Renewable energy sources can be produced here in America. You don't
have to depend on the fossil fuels from countries who disagree with our
way of life. For the sake of our national security, for the sake of our
national economy, there are more jobs in clean energy than there are in
fossil fuel industry.
For all those reasons--for our economy, for our security, and for our
environment--U.S. leadership in dealing with these solutions can help
America's security. Yes, U.S. leadership is absolutely vital. We saw
that in COP21. Without U.S. leadership, it could not be done.
Here is where I really call upon our colleagues. I have said this
many times on the floor of the Senate. It is a great honor to serve in
the Senate; it is a great honor to represent the people of Maryland.

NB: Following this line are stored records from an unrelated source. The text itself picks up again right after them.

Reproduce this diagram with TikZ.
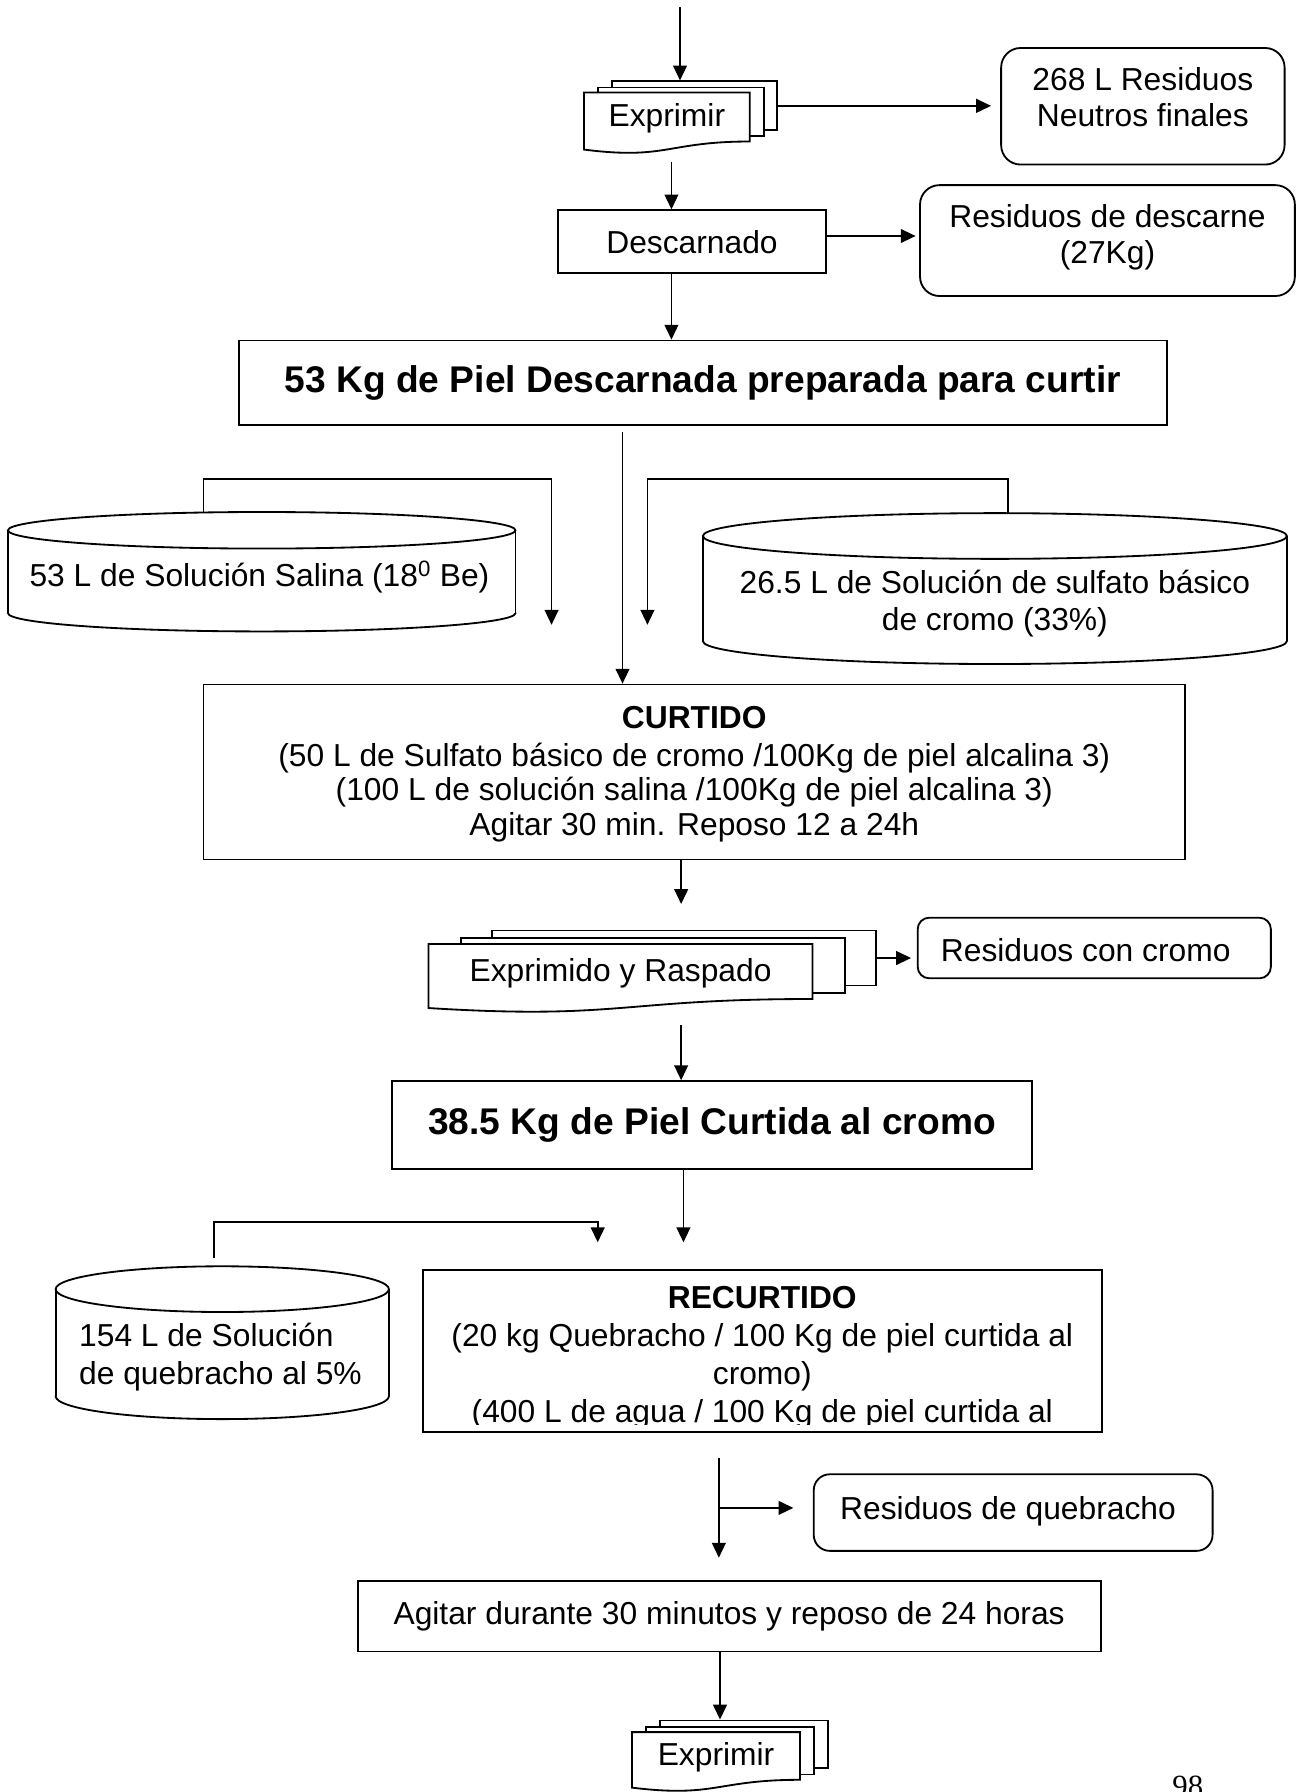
\documentclass[tikz,border=0pt]{standalone}
\usepackage{fontspec}
\setmainfont{Liberation Sans}
\newfontfamily\serifnum{Liberation Serif}
\usetikzlibrary{arrows.meta}

\tikzset{
  txt/.style={font=\fontsize{27.8}{32}\selectfont, inner sep=0pt, align=center},
  title/.style={font=\fontsize{32.5}{37}\selectfont\bfseries, inner sep=0pt},
  procbox/.style={draw, fill=white, inner sep=0pt},
  wastebox/.style={draw, fill=white, inner sep=0pt, rounded corners=17pt},
  page/.style={draw, fill=white, inner sep=0pt},
  arr/.style={-{Triangle[length=13pt,width=12pt]}},
}

% stack of three pages: name, left x, top y, width, height, x step, y step, text
\newcommand\docstack[8]{%
  \pgfmathsetmacro\dsh{0.802*#5}%
  \node[page, minimum width=#4pt, minimum height=\dsh pt, anchor=north west] (#1-back) at ({#2+2*#6},{#3-2*#7}) {};
  \node[page, minimum width=#4pt, minimum height=\dsh pt, anchor=north west] (#1-mid) at ({#2+#6},{#3-#7}) {};
  \draw[fill=white] (#2,#3) -- ({#2+#4},#3) -- ({#2+#4},{#3+\dsh})
     .. controls ({#2+#4/2},{#3+\dsh}) and ({#2+#4/2},{#3+1.107*#5}) .. (#2,{#3+0.934*#5}) -- cycle;
  \node[txt] (#1) at ({#2+#4/2},{#3+0.42*#5}) {#8};
}

% storage tank: name, centre x, top centre y, bottom centre y, x radius, y radius
\newcommand\tank[6]{%
  \draw[fill=white] (#2,#4) ellipse [x radius=#5, y radius=#6];
  \fill[white] ({#2-#5},#3) rectangle ({#2+#5},#4);
  \draw ({#2-#5},#3) -- ({#2-#5},#4) ({#2+#5},#3) -- ({#2+#5},#4);
  \draw[fill=white] (#2,#3) ellipse [x radius=#5, y radius=#6];
  \coordinate (#1-top) at (#2,{#3-#6});
}

\begin{document}
\begin{tikzpicture}[x=1pt,y=-1pt,line width=1.6pt]
\useasboundingbox (0,0) rectangle (1138,1568);
\clip (0,0) rectangle (1138,1568);

% ---------- pressing and fleshing ----------
\coordinate (in) at (595,6);
\docstack{exp1}{511}{81}{145}{53.4}{11.7}{5.3}{Exprimir}
\draw[arr] (in) -- (in |- exp1-back.north);

\node[wastebox, minimum width=248pt, minimum height=102pt] (neut) at (1000,93) {};
\node[txt] (neut-t) at (1000,85) {268 L Residuos\\Neutros finales};
\draw[arr, shorten >=8pt] (exp1-back.east) -- (exp1-back.east -| neut.west);

\coordinate (d1) at (587.5,141.4);
\node[procbox, txt, minimum width=235pt, minimum height=55pt] (desc) at (605.5,211.5) {Descarnado};
\draw[arr] (d1) -- (d1 |- desc.north);

\node[wastebox, minimum width=328pt, minimum height=97pt] (rdesc) at (969,210.5) {};
\node[txt] (rdesc-t) at (969,207.5) {Residuos de descarne\\(27Kg)};
\draw[arr, shorten >=3pt] ([yshift=5pt]desc.east) -- ([yshift=5pt]desc.east -| rdesc.west);

\node[procbox, title, minimum width=812pt, minimum height=74pt] (piel1) at (615,335) {53 Kg de Piel Descarnada preparada para curtir};
\draw[arr] (desc.south -| d1) -- (d1 |- piel1.north);

% ---------- tanning ----------
\tank{salina}{229}{464}{536.5}{222}{16}
\node[txt] (salina-t) at (227,505) {53 L de Solución Salina (18\textsuperscript{0} Be)};
\coordinate (s-a) at (178,419);
\coordinate (s-b) at (482.6,546.7);
\draw[arr] (s-a |- salina-top) -- (s-a) -| (s-b);

\tank{cromo}{870.5}{469}{561}{255.5}{20}
\node[txt] (cromo-t) at (870.5,528) {26.5 L de Solución de sulfato básico\\de cromo (33\%)};
\coordinate (k-a) at (881.8,419);
\coordinate (k-b) at (566.5,546.7);
\draw[arr] (k-a |- cromo-top) -- (k-a) -| (k-b);

\coordinate (d2) at (544.7,377.6);
\node[procbox, minimum width=859pt, minimum height=153pt] (curtido) at (607.5,675.5) {};
\node[txt, font=\fontsize{27.8}{30}\selectfont] (curtido-t) at (607.5,677.5) {\textbf{CURTIDO}\\[3pt](50 L de Sulfato básico de cromo /100Kg de piel alcalina 3)\\(100 L de solución salina /100Kg de piel alcalina 3)\\Agitar 30 min. Reposo 12 a 24h};
\draw[arr] (d2) -- (d2 |- curtido.north);

\docstack{exp2}{375}{826}{336}{60}{27.35}{6.3}{Exprimido y Raspado}
\coordinate (d3) at (596,791);
\draw[arr] (curtido.south -| d3) -- (d3);

\node[wastebox, rounded corners=10pt, minimum width=309pt, minimum height=53pt] (rcromo) at (957.5,829.5) {};
\node[txt] (rcromo-t) at (950,831) {Residuos con cromo};
\draw[arr, shorten >=5pt] (exp2-back.east) -- (exp2-back.east -| rcromo.west);

\coordinate (d4) at (596,896.6);
\node[procbox, title, minimum width=560pt, minimum height=77pt] (piel2) at (623,984.5) {38.5 Kg de Piel Curtida al cromo};
\draw[arr] (d4) -- (d4 |- piel2.north);

% ---------- retanning ----------
\coordinate (d5) at (598,1087);
\draw[arr] (piel2.south -| d5) -- (d5);

\tank{quebr}{194.5}{1128}{1221.7}{145.8}{20}
\node[txt, font=\fontsize{27.8}{33}\selectfont, align=left, anchor=west] (quebr-t) at (68.5,1187.5) {154 L de Solución\\de quebracho al 5\%};
\coordinate (q-a) at (187.5,1069);
\coordinate (q-b) at (523,1087);
\draw[arr, shorten <=7pt] (q-a |- quebr-top) -- (q-a) -| (q-b);

\node[procbox, minimum width=594pt, minimum height=142pt] (recurtido) at (667,1182) {};
\begin{scope}
  \clip (371,1112) rectangle (963,1246);
  \node[txt, font=\fontsize{27.8}{33}\selectfont] (recurtido-t) at (667,1188) {\textbf{RECURTIDO}\\(20 kg Quebracho / 100 Kg de piel curtida al\\cromo)\\(400 L de agua / 100 Kg de piel curtida al};
\end{scope}

\coordinate (d6) at (629,1275.7);
\coordinate (d7) at (629,1363);
\draw[arr] (d6) -- (d7);

\node[wastebox, rounded corners=14pt, minimum width=349pt, minimum height=67pt] (rquebr) at (886.5,1323.5) {};
\node[txt] (rquebr-t) at (882,1322) {Residuos de quebracho};
\coordinate (d8) at (629,1319.4);
\draw[arr, shorten >=17pt] (d8) -- (d8 -| rquebr.west);

\node[procbox, txt, minimum width=650pt, minimum height=62pt] (agitar) at (638,1414) {Agitar durante 30 minutos y reposo de 24 horas};

\docstack{exp3}{553}{1515.6}{147}{52}{11.7}{5.5}{Exprimir}
\coordinate (d9) at (630,1444);
\draw[arr] (agitar.south -| d9) -- (d9 |- exp3-back.north);

% page number
\node[font=\serifnum\fontsize{27}{30}\selectfont, anchor=base west, inner sep=0pt] (pnum) at (1025,1572) {98};
\end{tikzpicture}
\end{document}
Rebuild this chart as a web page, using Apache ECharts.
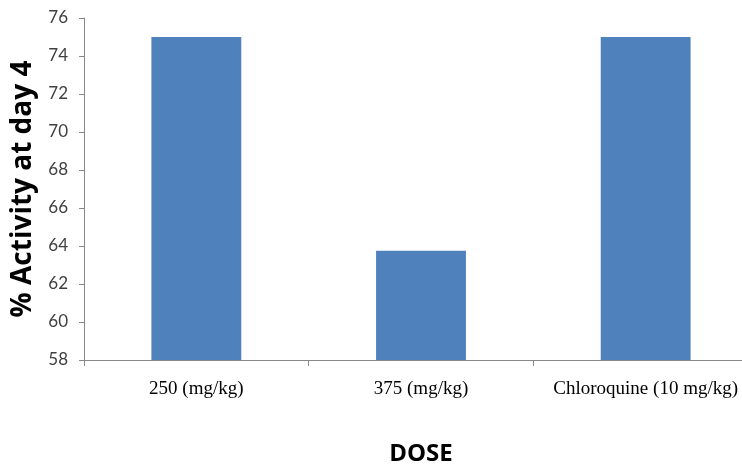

Every Congress has tried to add to its record to protect the future
generations as it relates to our environment.
The protection of our environment has never been a partisan issue. I
would urge our colleagues to find ways that we can work together to
build the legacy of this Congress to further protect our environment
for future generations. We should be part of the solution.
Tomorrow is Earth Day. Let's make a difference. With what we see
happening in New York and by our actions, let us protect future
generations.
I yield the floor.
I suggest the absence of a quorum.
The PRESIDING OFFICER. The clerk will call the roll.
The legislative clerk proceeded to call the roll.
Mr. SASSE. Mr. President, I ask unanimous consent that the order for
the quorum call be rescinded.
The PRESIDING OFFICER. Without objection, it is so ordered.
Mr. SASSE. Mr. President, on behalf of Senator Alexander, I ask
unanimous consent that it be in order to call up the following first-
degree amendments: Merkley amendment No. 3812, Reid amendment No. 3805,
and Flake amendment No. 3820; further, that at 11 a.m., on Tuesday,
April 26, the Senate vote on the amendments in the order listed and
with no second-degree amendments in order prior to the votes, and that
there be 2 minutes equally divided prior to each vote.
The PRESIDING OFFICER. Without objection, it is so ordered.